DIRECTIVE: Retype the whole listing verbatim and keep the pictures out of it.

SUPPLIED MATERIAL:
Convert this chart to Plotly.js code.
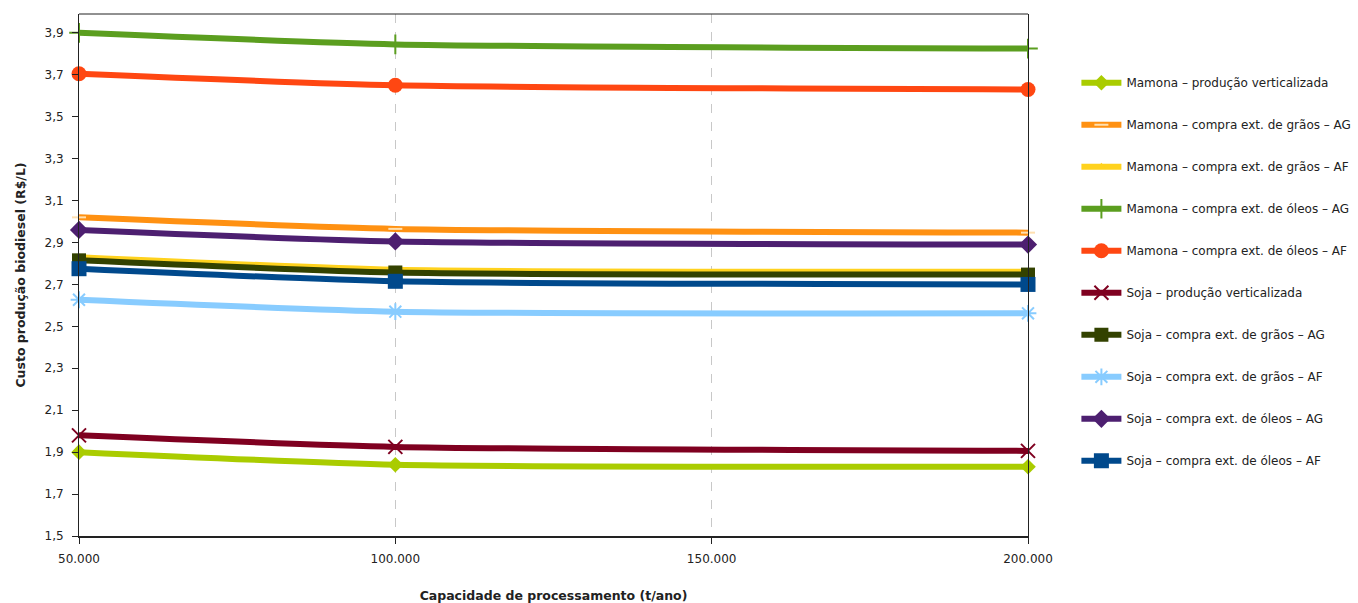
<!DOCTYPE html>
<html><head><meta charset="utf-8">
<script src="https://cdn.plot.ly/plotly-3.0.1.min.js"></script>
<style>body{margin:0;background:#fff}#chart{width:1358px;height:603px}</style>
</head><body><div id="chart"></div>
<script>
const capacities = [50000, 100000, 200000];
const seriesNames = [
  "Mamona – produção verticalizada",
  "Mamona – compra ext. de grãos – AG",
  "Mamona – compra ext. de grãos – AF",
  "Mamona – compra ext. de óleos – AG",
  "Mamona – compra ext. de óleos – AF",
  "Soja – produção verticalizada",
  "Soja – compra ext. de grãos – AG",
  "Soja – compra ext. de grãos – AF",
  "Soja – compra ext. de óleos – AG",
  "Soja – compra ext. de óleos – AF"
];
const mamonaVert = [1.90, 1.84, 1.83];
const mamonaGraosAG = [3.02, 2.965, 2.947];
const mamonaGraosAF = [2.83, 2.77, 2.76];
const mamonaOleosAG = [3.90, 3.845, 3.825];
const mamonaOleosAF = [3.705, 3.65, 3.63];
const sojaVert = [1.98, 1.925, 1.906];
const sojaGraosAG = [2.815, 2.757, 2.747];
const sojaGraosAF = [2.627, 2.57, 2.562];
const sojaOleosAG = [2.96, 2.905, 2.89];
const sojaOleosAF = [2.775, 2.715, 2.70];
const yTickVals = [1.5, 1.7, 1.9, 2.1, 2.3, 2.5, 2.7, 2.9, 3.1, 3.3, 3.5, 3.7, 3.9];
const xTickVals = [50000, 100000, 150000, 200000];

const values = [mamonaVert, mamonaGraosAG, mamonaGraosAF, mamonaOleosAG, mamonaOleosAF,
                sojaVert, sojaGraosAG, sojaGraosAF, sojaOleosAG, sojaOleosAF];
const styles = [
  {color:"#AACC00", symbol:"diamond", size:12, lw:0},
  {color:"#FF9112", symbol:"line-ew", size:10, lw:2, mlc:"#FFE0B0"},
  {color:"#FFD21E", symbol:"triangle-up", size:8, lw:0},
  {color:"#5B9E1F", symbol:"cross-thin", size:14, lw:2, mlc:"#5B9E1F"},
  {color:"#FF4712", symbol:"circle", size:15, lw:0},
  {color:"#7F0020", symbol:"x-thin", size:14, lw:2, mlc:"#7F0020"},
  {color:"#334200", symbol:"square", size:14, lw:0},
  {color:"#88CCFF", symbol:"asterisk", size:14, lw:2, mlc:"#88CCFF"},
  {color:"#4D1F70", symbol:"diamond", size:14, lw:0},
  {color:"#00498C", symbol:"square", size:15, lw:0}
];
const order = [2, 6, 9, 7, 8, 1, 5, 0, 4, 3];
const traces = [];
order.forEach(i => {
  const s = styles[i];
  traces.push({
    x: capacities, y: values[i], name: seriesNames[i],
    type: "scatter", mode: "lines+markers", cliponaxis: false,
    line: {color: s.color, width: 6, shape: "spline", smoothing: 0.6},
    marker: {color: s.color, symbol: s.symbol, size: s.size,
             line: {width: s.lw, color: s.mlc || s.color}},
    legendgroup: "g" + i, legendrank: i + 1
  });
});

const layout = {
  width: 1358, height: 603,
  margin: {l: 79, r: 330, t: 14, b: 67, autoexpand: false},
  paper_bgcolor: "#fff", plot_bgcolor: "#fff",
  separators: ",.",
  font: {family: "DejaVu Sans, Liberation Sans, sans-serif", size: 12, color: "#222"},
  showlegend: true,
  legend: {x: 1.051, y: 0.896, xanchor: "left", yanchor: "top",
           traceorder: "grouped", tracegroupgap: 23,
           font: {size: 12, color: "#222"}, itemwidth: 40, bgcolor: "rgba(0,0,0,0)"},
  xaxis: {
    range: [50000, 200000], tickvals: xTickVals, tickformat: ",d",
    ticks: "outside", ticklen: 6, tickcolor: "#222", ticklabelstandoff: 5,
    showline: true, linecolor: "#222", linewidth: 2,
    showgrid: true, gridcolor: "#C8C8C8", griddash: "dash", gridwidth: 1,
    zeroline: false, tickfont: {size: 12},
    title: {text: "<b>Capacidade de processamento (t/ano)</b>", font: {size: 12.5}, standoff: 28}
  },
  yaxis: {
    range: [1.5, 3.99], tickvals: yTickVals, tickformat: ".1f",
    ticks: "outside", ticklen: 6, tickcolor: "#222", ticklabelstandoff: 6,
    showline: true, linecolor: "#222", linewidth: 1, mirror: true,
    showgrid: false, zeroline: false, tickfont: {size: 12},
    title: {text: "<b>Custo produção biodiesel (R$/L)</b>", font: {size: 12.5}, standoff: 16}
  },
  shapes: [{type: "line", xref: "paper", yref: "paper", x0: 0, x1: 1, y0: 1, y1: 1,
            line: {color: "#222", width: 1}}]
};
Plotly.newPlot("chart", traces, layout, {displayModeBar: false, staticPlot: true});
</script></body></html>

WORKED ANSWER:
Convert this chart to Plotly.js code.
<!DOCTYPE html>
<html><head><meta charset="utf-8">
<script src="https://cdn.plot.ly/plotly-3.0.1.min.js"></script>
<style>body{margin:0;background:#fff}#chart{width:1358px;height:603px}</style>
</head><body><div id="chart"></div>
<script>
const capacities = [50000, 100000, 200000];
const seriesNames = [
  "Mamona – produção verticalizada",
  "Mamona – compra ext. de grãos – AG",
  "Mamona – compra ext. de grãos – AF",
  "Mamona – compra ext. de óleos – AG",
  "Mamona – compra ext. de óleos – AF",
  "Soja – produção verticalizada",
  "Soja – compra ext. de grãos – AG",
  "Soja – compra ext. de grãos – AF",
  "Soja – compra ext. de óleos – AG",
  "Soja – compra ext. de óleos – AF"
];
const mamonaVert = [1.90, 1.84, 1.83];
const mamonaGraosAG = [3.02, 2.965, 2.947];
const mamonaGraosAF = [2.83, 2.77, 2.76];
const mamonaOleosAG = [3.90, 3.845, 3.825];
const mamonaOleosAF = [3.705, 3.65, 3.63];
const sojaVert = [1.98, 1.925, 1.906];
const sojaGraosAG = [2.815, 2.757, 2.747];
const sojaGraosAF = [2.627, 2.57, 2.562];
const sojaOleosAG = [2.96, 2.905, 2.89];
const sojaOleosAF = [2.775, 2.715, 2.70];
const yTickVals = [1.5, 1.7, 1.9, 2.1, 2.3, 2.5, 2.7, 2.9, 3.1, 3.3, 3.5, 3.7, 3.9];
const xTickVals = [50000, 100000, 150000, 200000];

const values = [mamonaVert, mamonaGraosAG, mamonaGraosAF, mamonaOleosAG, mamonaOleosAF,
                sojaVert, sojaGraosAG, sojaGraosAF, sojaOleosAG, sojaOleosAF];
const styles = [
  {color:"#AACC00", symbol:"diamond", size:12, lw:0},
  {color:"#FF9112", symbol:"line-ew", size:10, lw:2, mlc:"#FFE0B0"},
  {color:"#FFD21E", symbol:"triangle-up", size:8, lw:0},
  {color:"#5B9E1F", symbol:"cross-thin", size:14, lw:2, mlc:"#5B9E1F"},
  {color:"#FF4712", symbol:"circle", size:15, lw:0},
  {color:"#7F0020", symbol:"x-thin", size:14, lw:2, mlc:"#7F0020"},
  {color:"#334200", symbol:"square", size:14, lw:0},
  {color:"#88CCFF", symbol:"asterisk", size:14, lw:2, mlc:"#88CCFF"},
  {color:"#4D1F70", symbol:"diamond", size:14, lw:0},
  {color:"#00498C", symbol:"square", size:15, lw:0}
];
const order = [2, 6, 9, 7, 8, 1, 5, 0, 4, 3];
const traces = [];
order.forEach(i => {
  const s = styles[i];
  traces.push({
    x: capacities, y: values[i], name: seriesNames[i],
    type: "scatter", mode: "lines+markers", cliponaxis: false,
    line: {color: s.color, width: 6, shape: "spline", smoothing: 0.6},
    marker: {color: s.color, symbol: s.symbol, size: s.size,
             line: {width: s.lw, color: s.mlc || s.color}},
    legendgroup: "g" + i, legendrank: i + 1
  });
});

const layout = {
  width: 1358, height: 603,
  margin: {l: 79, r: 330, t: 14, b: 67, autoexpand: false},
  paper_bgcolor: "#fff", plot_bgcolor: "#fff",
  separators: ",.",
  font: {family: "DejaVu Sans, Liberation Sans, sans-serif", size: 12, color: "#222"},
  showlegend: true,
  legend: {x: 1.051, y: 0.896, xanchor: "left", yanchor: "top",
           traceorder: "grouped", tracegroupgap: 23,
           font: {size: 12, color: "#222"}, itemwidth: 40, bgcolor: "rgba(0,0,0,0)"},
  xaxis: {
    range: [50000, 200000], tickvals: xTickVals, tickformat: ",d",
    ticks: "outside", ticklen: 6, tickcolor: "#222", ticklabelstandoff: 5,
    showline: true, linecolor: "#222", linewidth: 2,
    showgrid: true, gridcolor: "#C8C8C8", griddash: "dash", gridwidth: 1,
    zeroline: false, tickfont: {size: 12},
    title: {text: "<b>Capacidade de processamento (t/ano)</b>", font: {size: 12.5}, standoff: 28}
  },
  yaxis: {
    range: [1.5, 3.99], tickvals: yTickVals, tickformat: ".1f",
    ticks: "outside", ticklen: 6, tickcolor: "#222", ticklabelstandoff: 6,
    showline: true, linecolor: "#222", linewidth: 1, mirror: true,
    showgrid: false, zeroline: false, tickfont: {size: 12},
    title: {text: "<b>Custo produção biodiesel (R$/L)</b>", font: {size: 12.5}, standoff: 16}
  },
  shapes: [{type: "line", xref: "paper", yref: "paper", x0: 0, x1: 1, y0: 1, y1: 1,
            line: {color: "#222", width: 1}}]
};
Plotly.newPlot("chart", traces, layout, {displayModeBar: false, staticPlot: true});
</script></body></html>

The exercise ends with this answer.